Personal information
- Date of birth: 15 January 1909
- Place of birth: Fibbiana [it], Montelupo Fiorentino, Italy
- Date of death: 11 August 1944 (aged 35)
- Place of death: Mauthausen-Gusen, Austria
- Position(s): Striker

Senior career*
- Years: Team / Apps / (Gls)
- 1926–1930: Empoli
- 1930–1933: Livorno
- 1933–1934: Viareggio Calcio
- 1934–1939: Empoli

= Carlo Castellani =

Italian footballer (1909–1944)

Carlo Castellani (15 January 1909 – 11 August 1944) was an Italian footballer who played as a striker for Empoli, Livorno and Viareggio Calcio. He was deported to Gusen concentration camp in early 1944 in place of his anti-fascist father, and died there on 11 August 1944, aged 35.

==Life and career==
Castellani was born on 15 January 1909 in Fibbiana, Montelupo Fiorentino. He started his footballing career at Empoli, making his Terza Divisione debut on 7 November 1926, and helped the club to promotion to the Seconda Divisione that season. He stayed at the club until 1930, when he joined Livorno in Serie A. He scored 3 in 25 games in the 1930–31 season as Livorno were relegated to Serie B. He transferred to Viareggio Calcio in 1933 before returning to Empoli in 1934. In total, he scored 61 goals in 145 matches for Empoli across his two spells at the club, making him their highest scoring player until 2011, when he was overtaken by Francesco Tavano. He retired from football in 1940 and continued to live in his birth town of Fibbiana, where he owned a sawmill. He continued to support Empoli financially after his retirement as a player.
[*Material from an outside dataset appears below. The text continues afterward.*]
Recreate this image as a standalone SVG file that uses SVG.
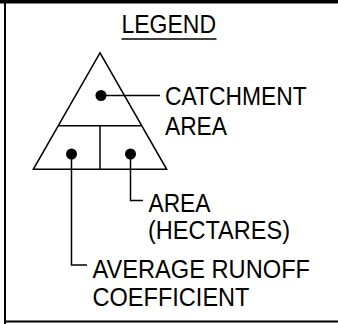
<svg xmlns="http://www.w3.org/2000/svg" width="338" height="324" viewBox="0 0 338 324">
<style>
.t{font-family:"Liberation Sans",Arial,sans-serif;font-size:26px;fill:#000}
.s{fill:none;stroke:#000;stroke-width:1.5}
.d{fill:#000}
</style>
<rect width="338" height="324" fill="#fff"/>
<g id="frame">
<rect x="0" y="0" width="338" height="3.5" fill="#000"/>
<rect x="4" y="0" width="2" height="324" fill="#000"/>
<rect x="4" y="320.5" width="334" height="2" fill="#000"/>
</g>
<g id="legend-title">
<text class="t" x="121.5" y="32.5" textLength="94.5" lengthAdjust="spacingAndGlyphs">LEGEND</text>
<line class="s" x1="121.5" y1="39" x2="216.5" y2="39"/>
</g>
<g id="triangle">
<polygon class="s" points="100,52.8 33.3,169.3 166.7,169.3"/>
<line class="s" x1="58.3" y1="125.7" x2="141.7" y2="125.7"/>
<line class="s" x1="100" y1="125.7" x2="100" y2="169.3"/>
<circle class="d" cx="101" cy="95.5" r="5.5"/>
<circle class="d" cx="71.5" cy="154" r="5.5"/>
<circle class="d" cx="130.5" cy="154" r="5.5"/>
</g>
<g id="connectors">
<polyline class="s" points="101,95.5 160,95.5"/>
<polyline class="s" points="130.5,154 130.5,200.5 143,200.5"/>
<polyline class="s" points="71.5,154 71.5,265 87,265"/>
</g>
<g id="catchment">
<text class="t" x="165" y="105" textLength="141.7" lengthAdjust="spacingAndGlyphs">CATCHMENT</text>
<text class="t" x="165" y="135" textLength="62" lengthAdjust="spacingAndGlyphs">AREA</text>
</g>
<g id="area">
<text class="t" x="148.5" y="211.5" textLength="62" lengthAdjust="spacingAndGlyphs">AREA</text>
<text class="t" x="148" y="239" textLength="142" lengthAdjust="spacingAndGlyphs">(HECTARES)</text>
</g>
<g id="runoff">
<text class="t" x="92.5" y="278" textLength="217.5" lengthAdjust="spacingAndGlyphs">AVERAGE RUNOFF</text>
<text class="t" x="92.5" y="305.5" textLength="157" lengthAdjust="spacingAndGlyphs">COEFFICIENT</text>
</g>
</svg>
Castellani's father was a socialist and vocal critic of Benito Mussolini and fascism and as a result, following strikes at a nearby glass factory, the occupying German forces looked to arrest his father. As his father was ill at the time, Castellani volunteered to go in his father's place in the belief that he would be sent to a nearby barracks where he could explain the situation. Castellani was instead taken to the railway station in Florence from where he was deported to Mauthausen concentration camp. He was transferred to Gusen concentration camp, where he died of dysentery on 11 August 1944.

In 1965, Empoli named their newly-built stadium Stadio Carlo Castellani in memory of Castellani.